The RICE method offers a data-driven approach using:

  • Reach: How many customers will the feature impact? (Assign a score of 0.25, 0.5, 1, 2, 3)

  • Impact: How much potential benefit does it offer? (Assign a score of 0.25, 0.5, 1, 2, 3)

  • Confidence: How sure are you of the feature's success? (Use a percentage like 50%, 80%, or 100%)

  • Effort: How many person-months will it take to build?

After adding scores to all the parameters, we then use the formula to get the RICE score, which is then used to prioritize the tasks - tasks with higher scores get prioritized first.
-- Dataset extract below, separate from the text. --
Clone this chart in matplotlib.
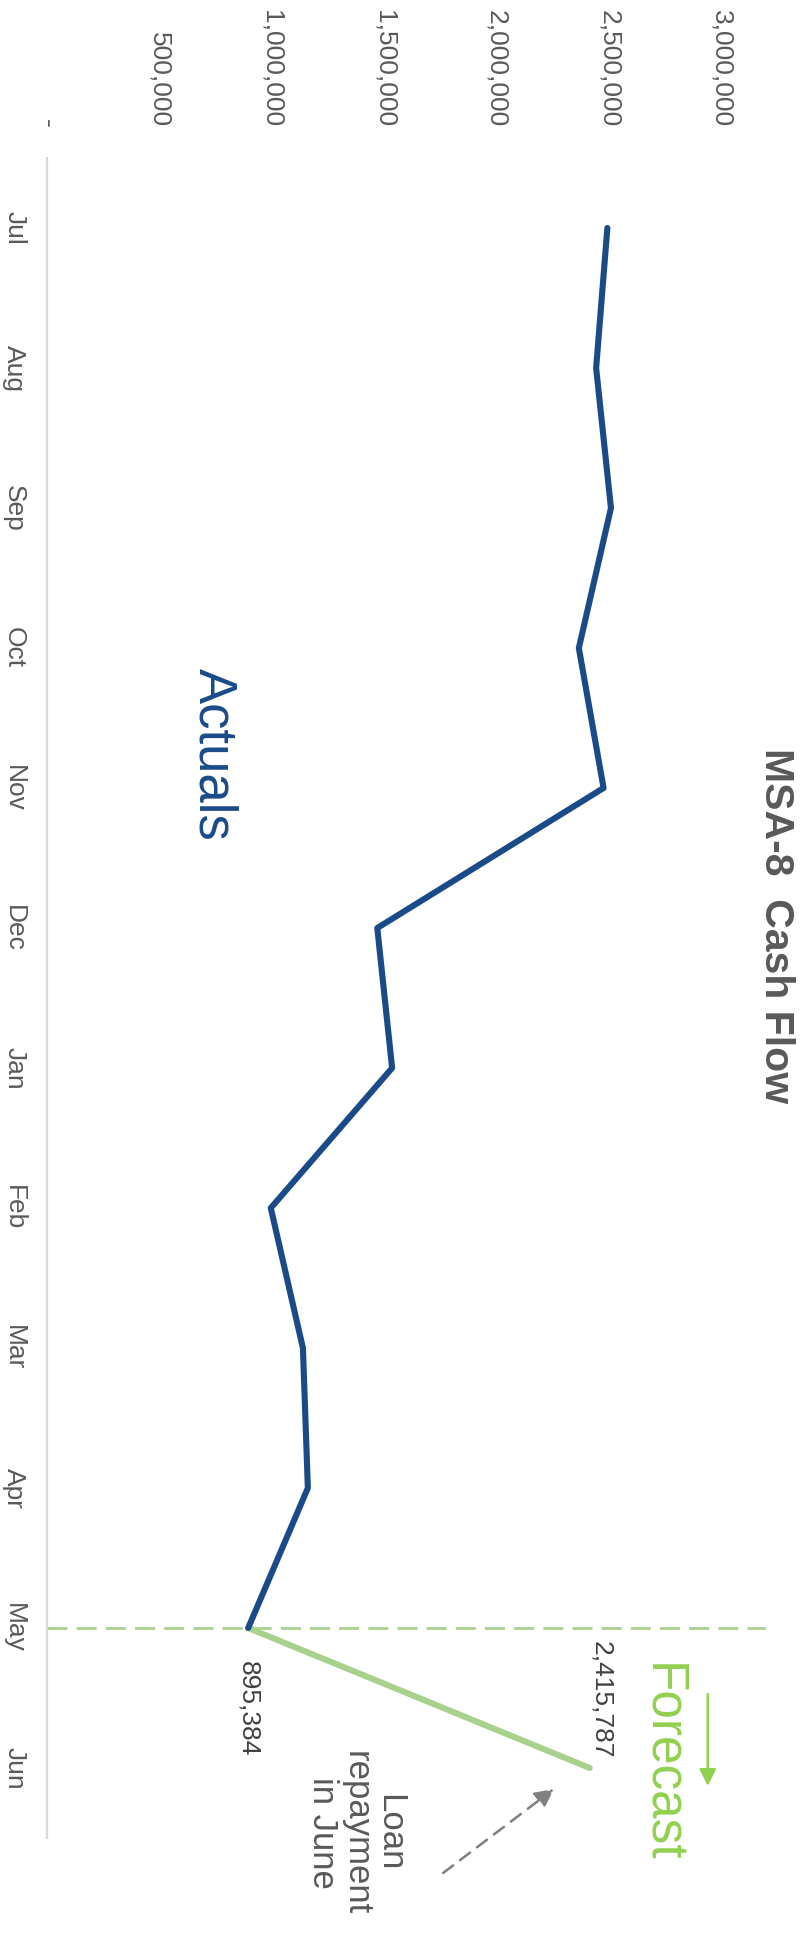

Formula: (Reach x Impact x Confidence) / Effort = RICE Score

Kano Model

This focuses on customer satisfaction. It classifies features as:

  • Must-haves: Basic expectations. Customers will be dissatisfied if they're absent.

  • Performance Features: Their level of implementation directly affects customer satisfaction.

  • Delighters: Unexpected bonuses that can generate excitement.

Here’s how you can try using Kano Model:

A music streaming app must have basic playback functionality. Offering a wider song library is a performance feature. A surprise concert ticket giveaway could be a delight.


Mastering the art of prioritization is a lifelong endeavor for product managers. As you gain experience, you'll develop an intuition for balancing your product's, users' needs, and the broader business. The ability to prioritize with intention and agility will set you apart as a strategic leader, ensuring that your product delivers maximum value while meeting changing market demands.